Which came first, the Labour leader's decision to send his son to a grant-maintained Catholic school some miles from his (present) home, or his decision to modify party policy on the issue as put forward by former shadow spokesman Ann Taylor? Or are they both of a piece with Tony Blair's conviction that he must win the votes of parents like himself who believe in the right to shop around for quality in the state system, and that Labour must confront such issues to succeed?
Whether he anticipated quite the furore that this direct approach would spark off is open to question. Although Tory cries of a U-turn are a little wide of the mark, the grant-maintained schools must feel that their chances of a reprieve under a Labour Government are now much brighter, while the reaction within the Labour party, the local authorities, and many of their schools, is correspondingly bitter.
In fact, much of the internal party fury began from the moment that Tony Blair, newly elected as leader, hijacked the July launch of Ann Taylor's education "white paper" and put his own gloss on it. The row continued at the party conference in October. Where she was saying that putting the GM schools within the "local democratic framework" meant handing them back to the local education authorities, he was insisting that he had no intention of turning the clock back to l979, and that he wanted to discuss the nature of independence and governance with GM school heads.
Now that David Blunkett is his education spokesman, with a similar firm commitment to sound teaching standards, discipline, order and parental involvement, he is also taking something closer to the Blair line on GM schools. He would expect a few schools to opt back in under a Labour government, and will talk to the rest about future status, with more equitable funding, after the abolition of the Funding Agency.
What happens beyond that remains fuzzy. Though there is a growing consensus within local government that you can't turn the clock back to l987, let alone l979, there is also wide agreement that schools brought back into a local framework, must as a minimum, be subject to strategic planning and a common admissions policy.
This would be bitterly opposed by many GM schools, and especially the very one chosen by the Blairs. The London Oratory notoriously applied its own admissions criteria as a voluntary-aided school in the Inner London Education Authority, flouting both the authority and the Westminster Archdiocese. Its policies always caused ill-feeling among the neighbouring comprehensives it creamed, though up to now these have not been in Islington.
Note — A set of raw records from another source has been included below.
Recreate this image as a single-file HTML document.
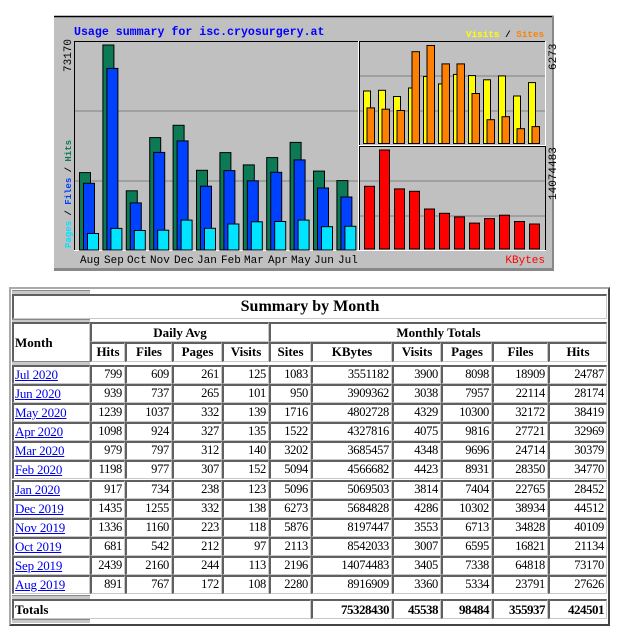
<!DOCTYPE html>
<html><head><meta charset="utf-8"><style>
body{margin:0;width:620px;height:640px;background:#fff;position:relative;overflow:hidden;font-family:"Liberation Serif",serif}
.box{position:absolute;left:9px;top:287px;width:597px;height:335px;border:2px solid;border-color:#aaa #444 #444 #aaa;background:#fff}
.r{position:absolute;left:12px;display:flex;height:19px}
.c{box-sizing:border-box;height:100%;border-left:2px solid #606060;border-top:2px solid #606060;border-right:1px solid #c8c8c8;border-bottom:1px solid #c8c8c8;background:#fff;text-align:right;padding-right:2px;font-size:12.5px;line-height:15px;letter-spacing:-0.3px;white-space:nowrap;overflow:hidden}
.h{font-weight:bold;text-align:center;padding:0;letter-spacing:0;font-size:13px}
.m{text-align:left;padding-left:1px;font-size:13px;letter-spacing:-0.2px}
.m a{color:#00e;text-decoration:underline}
.w0{width:78px}.w1{width:35px}.w2{width:47px}.w3{width:50px}.w4{width:47px}.w5{width:42px}.w6{width:81px}.w7{width:49px}.w8{width:51px}.w9{width:56px}.w10{width:59px}
.bar{position:absolute;left:12px;width:78px;height:3px;background:#c8c8c8;border-top:1px solid #888}
</style></head><body>
<svg style="position:absolute;left:0;top:0" width="620" height="280" font-family="Liberation Mono, monospace">
<rect x="54" y="16" width="500" height="254" fill="#c0c0c0"/>
<line x1="54" y1="16.5" x2="554" y2="16.5" stroke="#000" stroke-width="1.5"/>
<rect x="54" y="268" width="500" height="3" fill="#888"/>
<rect x="552" y="16" width="2" height="254" fill="#888"/>
<g stroke="#808080" stroke-width="1">
<line x1="75" y1="111" x2="358" y2="111"/><line x1="75" y1="181" x2="358" y2="181"/>
<line x1="359" y1="76" x2="545" y2="76"/><line x1="359" y1="111" x2="545" y2="111"/>
<line x1="359" y1="181" x2="545" y2="181"/><line x1="359" y1="216" x2="545" y2="216"/>
</g>
<rect x="74.5" y="41.5" width="284" height="209" fill="none" stroke="#000"/>
<line x1="74" y1="250.5" x2="359" y2="250.5" stroke="#fff"/>
<line x1="358.5" y1="41" x2="358.5" y2="251" stroke="#fff"/>
<rect x="359.5" y="41.5" width="186" height="104" fill="none" stroke="#000"/>
<line x1="359" y1="145.5" x2="546" y2="145.5" stroke="#fff"/><line x1="545.5" y1="41" x2="545.5" y2="251" stroke="#fff"/>
<rect x="359.5" y="146.5" width="186" height="104" fill="none" stroke="#000"/>
<line x1="359" y1="250.5" x2="546" y2="250.5" stroke="#fff"/>
<g stroke="#000" stroke-width="1">
<g fill="#0b7a55">
<rect x="79.5" y="172.6" width="11" height="77.4"/><rect x="102.9" y="45" width="11" height="205"/><rect x="126.3" y="190.8" width="11" height="59.2"/><rect x="149.7" y="137.6" width="11" height="112.4"/><rect x="173.1" y="125.3" width="11" height="124.7"/><rect x="196.5" y="170.3" width="11" height="79.7"/><rect x="219.9" y="152.6" width="11" height="97.4"/><rect x="243.3" y="164.9" width="11" height="85.1"/><rect x="266.7" y="157.6" width="11" height="92.4"/><rect x="290.1" y="142.4" width="11" height="107.6"/><rect x="313.5" y="171.1" width="11" height="78.9"/><rect x="336.9" y="180.6" width="11" height="69.4"/>
</g>
<g fill="#0040ff">
<rect x="83.5" y="183.3" width="11" height="66.7"/><rect x="106.9" y="68.4" width="11" height="181.6"/><rect x="130.3" y="202.9" width="11" height="47.1"/><rect x="153.7" y="152.4" width="11" height="97.6"/><rect x="177.1" y="140.9" width="11" height="109.1"/><rect x="200.5" y="186.2" width="11" height="63.8"/><rect x="223.9" y="170.6" width="11" height="79.4"/><rect x="247.3" y="180.8" width="11" height="69.2"/><rect x="270.7" y="172.3" width="11" height="77.7"/><rect x="294.1" y="159.9" width="11" height="90.1"/><rect x="317.5" y="188" width="11" height="62"/><rect x="340.9" y="197" width="11" height="53"/>
</g>
<g fill="#00e4ff">
<rect x="87.5" y="233.5" width="11" height="16.5"/><rect x="110.9" y="228.4" width="11" height="21.6"/><rect x="134.3" y="230.5" width="11" height="19.5"/><rect x="157.7" y="230.2" width="11" height="19.8"/><rect x="181.1" y="220.1" width="11" height="29.9"/><rect x="204.5" y="228.3" width="11" height="21.7"/><rect x="227.9" y="224" width="11" height="26"/><rect x="251.3" y="221.8" width="11" height="28.2"/><rect x="274.7" y="221.5" width="11" height="28.5"/><rect x="298.1" y="220.1" width="11" height="29.9"/><rect x="321.5" y="226.7" width="11" height="23.3"/><rect x="344.9" y="226.3" width="11" height="23.7"/>
</g>
<g fill="#ffff00">
<rect x="363.5" y="91" width="7" height="52.5"/><rect x="378.5" y="90.3" width="7" height="53.2"/><rect x="393.5" y="96.5" width="7" height="47"/><rect x="408.5" y="88" width="7" height="55.5"/><rect x="423.5" y="76.5" width="7" height="67"/><rect x="438.5" y="83.9" width="7" height="59.6"/><rect x="453.5" y="74.4" width="7" height="69.1"/><rect x="468.5" y="75.6" width="7" height="67.9"/><rect x="483.5" y="79.8" width="7" height="63.7"/><rect x="498.5" y="75.9" width="7" height="67.6"/><rect x="513.5" y="96" width="7" height="47.5"/><rect x="528.5" y="82.6" width="7" height="60.9"/>
</g>
<g fill="#ff8000">
<rect x="367" y="107.9" width="7.5" height="35.6"/><rect x="382" y="109.2" width="7.5" height="34.3"/><rect x="397" y="110.5" width="7.5" height="33"/><rect x="412" y="51.7" width="7.5" height="91.8"/><rect x="427" y="45.5" width="7.5" height="98"/><rect x="442" y="63.9" width="7.5" height="79.6"/><rect x="457" y="63.9" width="7.5" height="79.6"/><rect x="472" y="93.5" width="7.5" height="50"/><rect x="487" y="119.7" width="7.5" height="23.8"/><rect x="502" y="116.7" width="7.5" height="26.8"/><rect x="517" y="128.7" width="7.5" height="14.8"/><rect x="532" y="126.6" width="7.5" height="16.9"/>
</g>
<g fill="#ff0000">
<rect x="364.5" y="186.3" width="10" height="62.7"/><rect x="379.5" y="150" width="10" height="99"/><rect x="394.5" y="188.9" width="10" height="60.1"/><rect x="409.5" y="191.3" width="10" height="57.7"/><rect x="424.5" y="209" width="10" height="40"/><rect x="439.5" y="213.3" width="10" height="35.7"/><rect x="454.5" y="216.9" width="10" height="32.1"/><rect x="469.5" y="223.1" width="10" height="25.9"/><rect x="484.5" y="218.6" width="10" height="30.4"/><rect x="499.5" y="215.2" width="10" height="33.8"/><rect x="514.5" y="221.5" width="10" height="27.5"/><rect x="529.5" y="224" width="10" height="25"/>
</g>
</g>
<text x="74" y="35" font-size="11.6" font-weight="bold" fill="#0000ff">Usage summary for isc.cryosurgery.at</text>
<text x="466" y="37" font-size="9.3" font-weight="bold"><tspan fill="#ffff00">Visits</tspan><tspan fill="#000"> / </tspan><tspan fill="#ff8000">Sites</tspan></text>
<text x="545" y="263" font-size="11" text-anchor="end" fill="#ff0000">KBytes</text>
<g font-size="11" fill="#000">
<text x="80" y="263">Aug</text><text x="104" y="263">Sep</text><text x="127" y="263">Oct</text><text x="150" y="263">Nov</text><text x="174" y="263">Dec</text><text x="197" y="263">Jan</text><text x="221" y="263">Feb</text><text x="244" y="263">Mar</text><text x="268" y="263">Apr</text><text x="291" y="263">May</text><text x="314" y="263">Jun</text><text x="338" y="263">Jul</text>
</g>
<text transform="translate(71,72) rotate(-90)" font-size="11">73170</text>
<text transform="translate(71,248) rotate(-90)" font-size="9" font-weight="bold"><tspan fill="#00e4ff">Pages</tspan><tspan fill="#000"> / </tspan><tspan fill="#0040ff">Files</tspan><tspan fill="#000"> / </tspan><tspan fill="#0b7a55">Hits</tspan></text>
<text transform="translate(556,70) rotate(-90)" font-size="11">6273</text>
<text transform="translate(556,200) rotate(-90)" font-size="11">14074483</text>
</svg>

<div class="box"></div>
<div class="bar" style="top:290px"></div>
<div class="r" style="top:294px;height:25px"><div class="c h" style="width:595px;font-size:16px;line-height:22px">Summary by Month</div></div>
<div class="bar" style="top:319px"></div>
<div class="r" style="top:322px;height:40px"><div class="c h w0" style="text-align:left;padding-left:1px;line-height:38px">Month</div></div>
<div class="r" style="top:322px;left:90px;height:20px"><div class="c h" style="width:179px;line-height:17px">Daily Avg</div><div class="c h" style="width:338px;line-height:17px">Monthly Totals</div></div>
<div class="r" style="top:342px;left:90px;height:20px"><div class="c h w1">Hits</div><div class="c h w2">Files</div><div class="c h w3">Pages</div><div class="c h w4">Visits</div><div class="c h w5">Sites</div><div class="c h w6">KBytes</div><div class="c h w7">Visits</div><div class="c h w8">Pages</div><div class="c h w9">Files</div><div class="c h w10">Hits</div></div>
<div class="bar" style="top:361px"></div>

<div class="r" style="top:365px"><div class="c m w0"><a>Jul 2020</a></div><div class="c w1">799</div><div class="c w2">609</div><div class="c w3">261</div><div class="c w4">125</div><div class="c w5">1083</div><div class="c w6">3551182</div><div class="c w7">3900</div><div class="c w8">8098</div><div class="c w9">18909</div><div class="c w10">24787</div></div>
<div class="r" style="top:384px"><div class="c m w0"><a>Jun 2020</a></div><div class="c w1">939</div><div class="c w2">737</div><div class="c w3">265</div><div class="c w4">101</div><div class="c w5">950</div><div class="c w6">3909362</div><div class="c w7">3038</div><div class="c w8">7957</div><div class="c w9">22114</div><div class="c w10">28174</div></div>
<div class="r" style="top:403px"><div class="c m w0"><a>May 2020</a></div><div class="c w1">1239</div><div class="c w2">1037</div><div class="c w3">332</div><div class="c w4">139</div><div class="c w5">1716</div><div class="c w6">4802728</div><div class="c w7">4329</div><div class="c w8">10300</div><div class="c w9">32172</div><div class="c w10">38419</div></div>
<div class="r" style="top:422px"><div class="c m w0"><a>Apr 2020</a></div><div class="c w1">1098</div><div class="c w2">924</div><div class="c w3">327</div><div class="c w4">135</div><div class="c w5">1522</div><div class="c w6">4327816</div><div class="c w7">4075</div><div class="c w8">9816</div><div class="c w9">27721</div><div class="c w10">32969</div></div>
<div class="r" style="top:441px"><div class="c m w0"><a>Mar 2020</a></div><div class="c w1">979</div><div class="c w2">797</div><div class="c w3">312</div><div class="c w4">140</div><div class="c w5">3202</div><div class="c w6">3685457</div><div class="c w7">4348</div><div class="c w8">9696</div><div class="c w9">24714</div><div class="c w10">30379</div></div>
<div class="r" style="top:460px"><div class="c m w0"><a>Feb 2020</a></div><div class="c w1">1198</div><div class="c w2">977</div><div class="c w3">307</div><div class="c w4">152</div><div class="c w5">5094</div><div class="c w6">4566682</div><div class="c w7">4423</div><div class="c w8">8931</div><div class="c w9">28350</div><div class="c w10">34770</div></div>
<div class="r" style="top:480px"><div class="c m w0"><a>Jan 2020</a></div><div class="c w1">917</div><div class="c w2">734</div><div class="c w3">238</div><div class="c w4">123</div><div class="c w5">5096</div><div class="c w6">5069503</div><div class="c w7">3814</div><div class="c w8">7404</div><div class="c w9">22765</div><div class="c w10">28452</div></div>
<div class="r" style="top:499px"><div class="c m w0"><a>Dec 2019</a></div><div class="c w1">1435</div><div class="c w2">1255</div><div class="c w3">332</div><div class="c w4">138</div><div class="c w5">6273</div><div class="c w6">5684828</div><div class="c w7">4286</div><div class="c w8">10302</div><div class="c w9">38934</div><div class="c w10">44512</div></div>
<div class="r" style="top:518px"><div class="c m w0"><a>Nov 2019</a></div><div class="c w1">1336</div><div class="c w2">1160</div><div class="c w3">223</div><div class="c w4">118</div><div class="c w5">5876</div><div class="c w6">8197447</div><div class="c w7">3553</div><div class="c w8">6713</div><div class="c w9">34828</div><div class="c w10">40109</div></div>
<div class="r" style="top:537px"><div class="c m w0"><a>Oct 2019</a></div><div class="c w1">681</div><div class="c w2">542</div><div class="c w3">212</div><div class="c w4">97</div><div class="c w5">2113</div><div class="c w6">8542033</div><div class="c w7">3007</div><div class="c w8">6595</div><div class="c w9">16821</div><div class="c w10">21134</div></div>
<div class="r" style="top:556px"><div class="c m w0"><a>Sep 2019</a></div><div class="c w1">2439</div><div class="c w2">2160</div><div class="c w3">244</div><div class="c w4">113</div><div class="c w5">2196</div><div class="c w6">14074483</div><div class="c w7">3405</div><div class="c w8">7338</div><div class="c w9">64818</div><div class="c w10">73170</div></div>
<div class="r" style="top:575px"><div class="c m w0"><a>Aug 2019</a></div><div class="c w1">891</div><div class="c w2">767</div><div class="c w3">172</div><div class="c w4">108</div><div class="c w5">2280</div><div class="c w6">8916909</div><div class="c w7">3360</div><div class="c w8">5334</div><div class="c w9">23791</div><div class="c w10">27626</div></div>
<div class="bar" style="top:595px"></div>
<div class="r" style="top:599px;height:20px"><div class="c h" style="width:299px;text-align:left;padding-left:1px;line-height:17px">Totals</div><div class="c h w6" style="text-align:right;padding-right:2px;line-height:17px;letter-spacing:-0.5px">75328430</div><div class="c h w7" style="text-align:right;padding-right:2px;line-height:17px;letter-spacing:-0.5px">45538</div><div class="c h w8" style="text-align:right;padding-right:2px;line-height:17px;letter-spacing:-0.5px">98484</div><div class="c h w9" style="text-align:right;padding-right:2px;line-height:17px;letter-spacing:-0.5px">355937</div><div class="c h w10" style="text-align:right;padding-right:2px;line-height:17px;letter-spacing:-0.5px">424501</div></div>
<div class="bar" style="top:619px"></div>
</body></html>
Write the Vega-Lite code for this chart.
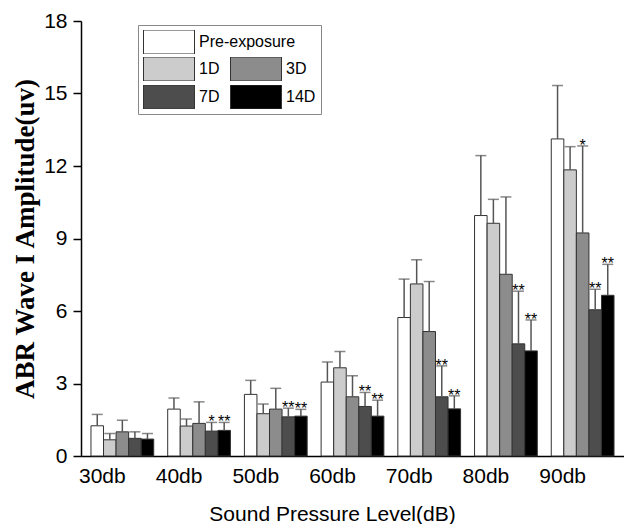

The Blairs did have a difficult choice to make. Though some romanticised rhetoric over the past week insists that they have killed single-handed the Labour ideal of the neighbourhood comprehensive, London parents in particular have always, where they could, sent their children across the borough boundaries in search of choice, and the break up of ILEA has not changed the pattern. Since the commitment to a Roman Catholic, single-sex boys' school has to be respected (though the latter is open to question), that left just one local Catholic school with exam results below the national average.
But Islington has always been possessive about its schools, whatever their reputation, and local activists who point to Tony Blair's commitment to community ideals suggest that if a community leader puts his children into local schools, other middle-class parents will follow, helping to lever up standards as David Blunkett has done in Sheffield. And there isn't much doubt that the London Oratory is as selective and elitist as you can get while still being officially a state comprehensive.
Mr Blair's personal commitment to choice and diversity may well be an election winner. But it is not yet clear how far he can take his party with him, or how it will all fit in with a reformed admissions policy.